During the search for a match, asubst checks each input line (that is read according to the delimiter) versus one simple regex of the sequence.

No delimiter in regex

Because of this logic, the delimiter cannot appear in a regex. In other words, a string between two delimiters must be a complete valid regex. This forbids find pattern like:

text\n?text
text(\n|\t)text

Such expressions are valid only if '\n' is not the delimiter.

Back references

Because of this logic there are two kinds of back references:

a back reference to a "local" substring (local to this regex) uses the standard notation "\i" and is quite efficiently handled by the PCRE regex engine.
a back reference to a (sub)string of a previous regex uses the notation "\Rij" or "\rij" and is handled by asubst itself. Asubst replaces the reference by the corresponding (sub) string and (in regex mode) re-computes the regex, which is not very efficient.

14. Troubleshooting

Asubst is stuck.
→ Maybe an argument is missing or an option is not complete, and asubst is waiting on stdin.
Example: with "asubst -m 5 6 file" asubst considers "5" as the value for m, "6" as the find pattern and "file" as the replace string, so that no file name is provided.
I want to substitute "\f", why do I need to provide "\\\\f"?
→ Because regex imposes to provide "\\f" for matching "\f", ("\f" matches "f") and the shell imposes a "\\" for each "\" transmitted to asubst.

Note that you can pass to the shell '\\f' instead of "\\\\f".
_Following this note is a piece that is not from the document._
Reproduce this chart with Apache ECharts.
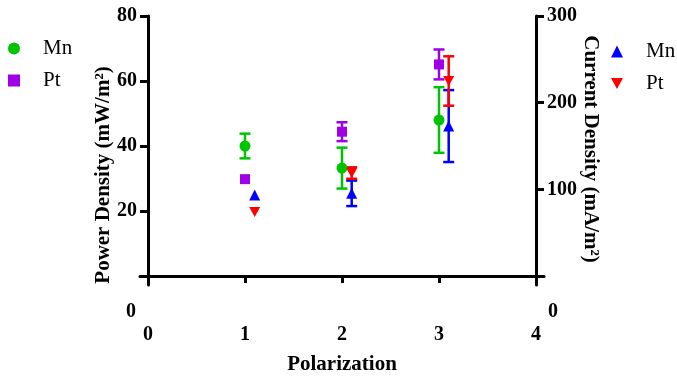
<!DOCTYPE html>
<html><head><meta charset="utf-8">
<script src="https://cdn.jsdelivr.net/npm/echarts@6/dist/echarts.min.js"></script>
<style>html,body{margin:0;padding:0;background:#fff}#c{width:677px;height:377px}</style>
</head><body><div id="c"></div>
<script>
// ---- data ----
const polarization = [1, 2, 3];
const currentX = [1.1, 2.1, 3.1];
const powerMn = [40.0, 33.2, 48.0];
const powerMnErr = [3.8, 6.3, 10.1];
const powerPt = [29.8, 44.4, 65.1];
const powerPtErr = [0, 2.9, 4.6];
const currentMn = [93.5, 95.4, 173];
const currentMnErr = [0, 14.7, 41.5];
const currentPt = [73.8, 118.8, 225];
const currentPtErr = [0, 6.6, 28.5];
const xTicks = [0, 1, 2, 3, 4];
const powerTicks = [0, 20, 40, 60, 80];
const currentTicks = [0, 100, 200, 300];

const FONT = '"Liberation Serif", "Times New Roman", serif';
const C_MN_P = '#00c400', C_PT_P = '#a000e6', C_MN_C = '#0000ff', C_PT_C = '#ff0000';

function pts(xs, ys, es) { return xs.map((x, i) => es ? [x, ys[i], es[i]] : [x, ys[i]]); }

function errRender(color) {
  return function (params, api) {
    const x = api.value(0), y = api.value(1), e = api.value(2);
    if (!e) return { type: 'group', children: [] };
    const t = api.coord([x, y + e]), b = api.coord([x, y - e]);
    const hw = 5.5;
    const st = { stroke: color, lineWidth: 2.5 };
    return { type: 'group', children: [
      { type: 'line', shape: { x1: t[0], y1: t[1], x2: b[0], y2: b[1] }, style: st },
      { type: 'line', shape: { x1: t[0] - hw, y1: t[1], x2: t[0] + hw, y2: t[1] }, style: st },
      { type: 'line', shape: { x1: b[0] - hw, y1: b[1], x2: b[0] + hw, y2: b[1] }, style: st }
    ]};
  };
}

const lab = { fontFamily: FONT, fontWeight: 'bold', fontSize: 20, color: '#000' };
const nm = { fontFamily: FONT, fontWeight: 'bold', fontSize: 21, color: '#000' };
const axLine = { show: true, lineStyle: { color: '#000', width: 3 } };
const hidden = { type: 'value', min: 0, max: 1, axisLine: { show: false }, axisTick: { show: false },
  axisLabel: { show: false }, splitLine: { show: false } };
const DOWN = 'path://M0,0 L10,0 L5,9 Z';
const legText = { fontFamily: FONT, fontSize: 21, color: '#000', padding: [0, 0, 0, 18] };

const chart = echarts.init(document.getElementById('c'), null, { renderer: 'canvas' });
chart.setOption({
  animation: false,
  backgroundColor: '#fff',
  grid: [
    { left: 148, right: 141, top: 16, bottom: 101, containLabel: false, outerBoundsMode: 'none' },
    { left: 140, right: 133, top: 16, bottom: 101, containLabel: false, outerBoundsMode: 'none' },
    { left: 148, right: 141, top: 16, bottom: 92, containLabel: false, outerBoundsMode: 'none' }
  ],
  legend: [
    { data: ['Mn', 'Pt'], orient: 'vertical', left: 3, top: 33, itemWidth: 12, itemHeight: 12, itemGap: 11,
      formatter: n => n.trim(), textStyle: legText },
    { data: ['Mn ', 'Pt '], orient: 'vertical', left: 606, top: 36, itemWidth: 12, itemHeight: 12, itemGap: 11,
      formatter: n => n.trim(), textStyle: legText }
  ],
  xAxis: [
    { gridIndex: 0, type: 'value', min: xTicks[0], max: xTicks[xTicks.length - 1], interval: 1,
      axisLine: { show: false }, splitLine: { show: false },
      axisTick: { show: true, length: 7, lineStyle: { color: '#000', width: 3 } },
      axisLabel: Object.assign({ margin: 49 }, lab),
      name: 'Polarization', nameLocation: 'middle', nameGap: 78, nameTextStyle: nm },
    Object.assign({ gridIndex: 1 }, hidden, { axisLine: axLine }),
    Object.assign({ gridIndex: 2 }, hidden)
  ],
  yAxis: [
    { gridIndex: 0, type: 'value', position: 'left', min: powerTicks[0], max: powerTicks[powerTicks.length - 1], interval: 20,
      axisLine: { show: false }, splitLine: { show: false },
      axisTick: { show: true, length: 8, lineStyle: { color: '#000', width: 3 } },
      axisLabel: Object.assign({ margin: 11, showMinLabel: false, formatter: v => v === 0 ? '' : String(v) }, lab),
      name: 'Power Density (mW/m²)', nameLocation: 'middle', nameGap: 34, nameMoveOverlap: false,
      nameTextStyle: Object.assign({ padding: [0, 58, 0, 0] }, nm) },
    { gridIndex: 0, type: 'value', position: 'right', min: currentTicks[0], max: currentTicks[currentTicks.length - 1], interval: 100,
      axisLine: { show: false }, splitLine: { show: false },
      axisTick: { show: true, length: 8, lineStyle: { color: '#000', width: 3 } },
      axisLabel: Object.assign({ margin: 11, showMinLabel: false, formatter: v => v === 0 ? '' : String(v) }, lab),
      name: 'Current Density (mA/m²)', nameLocation: 'middle', nameGap: 44, nameRotate: -90, nameMoveOverlap: false,
      nameTextStyle: Object.assign({ padding: [0, 0, 0, 6] }, nm) },
    Object.assign({ gridIndex: 1 }, hidden),
    Object.assign({ gridIndex: 2 }, hidden, { position: 'left', axisLine: axLine }),
    Object.assign({ gridIndex: 2 }, hidden, { position: 'right', axisLine: axLine })
  ],
  graphic: [
    { type: 'text', left: 126, top: 302, style: { text: String(powerTicks[0]), font: 'bold 20px "Liberation Serif"', fill: '#000' } },
    { type: 'text', left: 548, top: 302, style: { text: String(currentTicks[0]), font: 'bold 20px "Liberation Serif"', fill: '#000' } }
  ],
  series: [
    { type: 'custom', name: 'errPowerMn', xAxisIndex: 0, yAxisIndex: 0, renderItem: errRender(C_MN_P), data: pts(polarization, powerMn, powerMnErr), z: 2 },
    { type: 'custom', name: 'errPowerPt', xAxisIndex: 0, yAxisIndex: 0, renderItem: errRender(C_PT_P), data: pts(polarization, powerPt, powerPtErr), z: 2 },
    { type: 'custom', name: 'errCurMn', xAxisIndex: 0, yAxisIndex: 1, renderItem: errRender(C_MN_C), data: pts(currentX, currentMn, currentMnErr), z: 2 },
    { type: 'custom', name: 'errCurPt', xAxisIndex: 0, yAxisIndex: 1, renderItem: errRender(C_PT_C), data: pts(currentX, currentPt, currentPtErr), z: 3 },
    { type: 'scatter', name: 'Mn', xAxisIndex: 0, yAxisIndex: 0, symbol: 'circle', symbolSize: 11,
      itemStyle: { color: C_MN_P, opacity: 1 }, data: pts(polarization, powerMn), z: 5 },
    { type: 'scatter', name: 'Pt', xAxisIndex: 0, yAxisIndex: 0, symbol: 'rect', symbolSize: 10,
      itemStyle: { color: C_PT_P, opacity: 1 }, data: pts(polarization, powerPt), z: 5 },
    { type: 'scatter', name: 'Mn ', xAxisIndex: 0, yAxisIndex: 1, symbol: 'triangle', symbolSize: 11,
      itemStyle: { color: C_MN_C, opacity: 1 }, data: pts(currentX, currentMn), z: 5 },
    { type: 'scatter', name: 'Pt ', xAxisIndex: 0, yAxisIndex: 1, symbol: DOWN, symbolSize: [11, 10],
      itemStyle: { color: C_PT_C, opacity: 1 }, data: pts(currentX, currentPt), z: 6 }
  ]
});
</script></body></html>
Same considerations apply to "\$" or '$' in order to pass $ to asubst.
ERROR: Cannot create temp file in ".".
→ Asubst cannot make the temporary file, probably because the file system does not support hard links (e.g. samba file system). Try the -p (--tmp) option with a UNIX directory.
The else part of the condition is not processed.
→ The whole replace string is not processed if the input text does not match the find pattern.
Example, with "([A-Z][a-z])|([0-1])" "\i11Letter\i12Digit\eOther\f" the input text "!" remains unchanged. Appending "|." to the search pattern makes it match and be substituted by Other.
Exclusion does not work.
→ The exclusion pattern applies to, only to, and strictly to the whole text matching the find pattern. Examples:
echo toto | asubst -e to t v substitutes to vovo because each matching "t" does not match "to",
echo toto | asubst -e o t. v substitutes to vv because each "to" does not strictly match "o",
echo toto | asubst -e .o t. v does not substitute because each "to" matches ".o".
Optional match at beginning or end of line doesn’t work.
→ PCRE does no match "toto" with for instance "[\B]?$" or "^[\B]?", so an attempt to replace "[\B]?\n[\B]?" by "\n" will not allow detecting "toto \ntiti" nor "toto\n titi", because the 3 patterns are tested one after the other.
Replacing "(.*)[\B]?\n[\B]?(.*)" by "\r11\nr31" will work, as well as a change of the delimiter.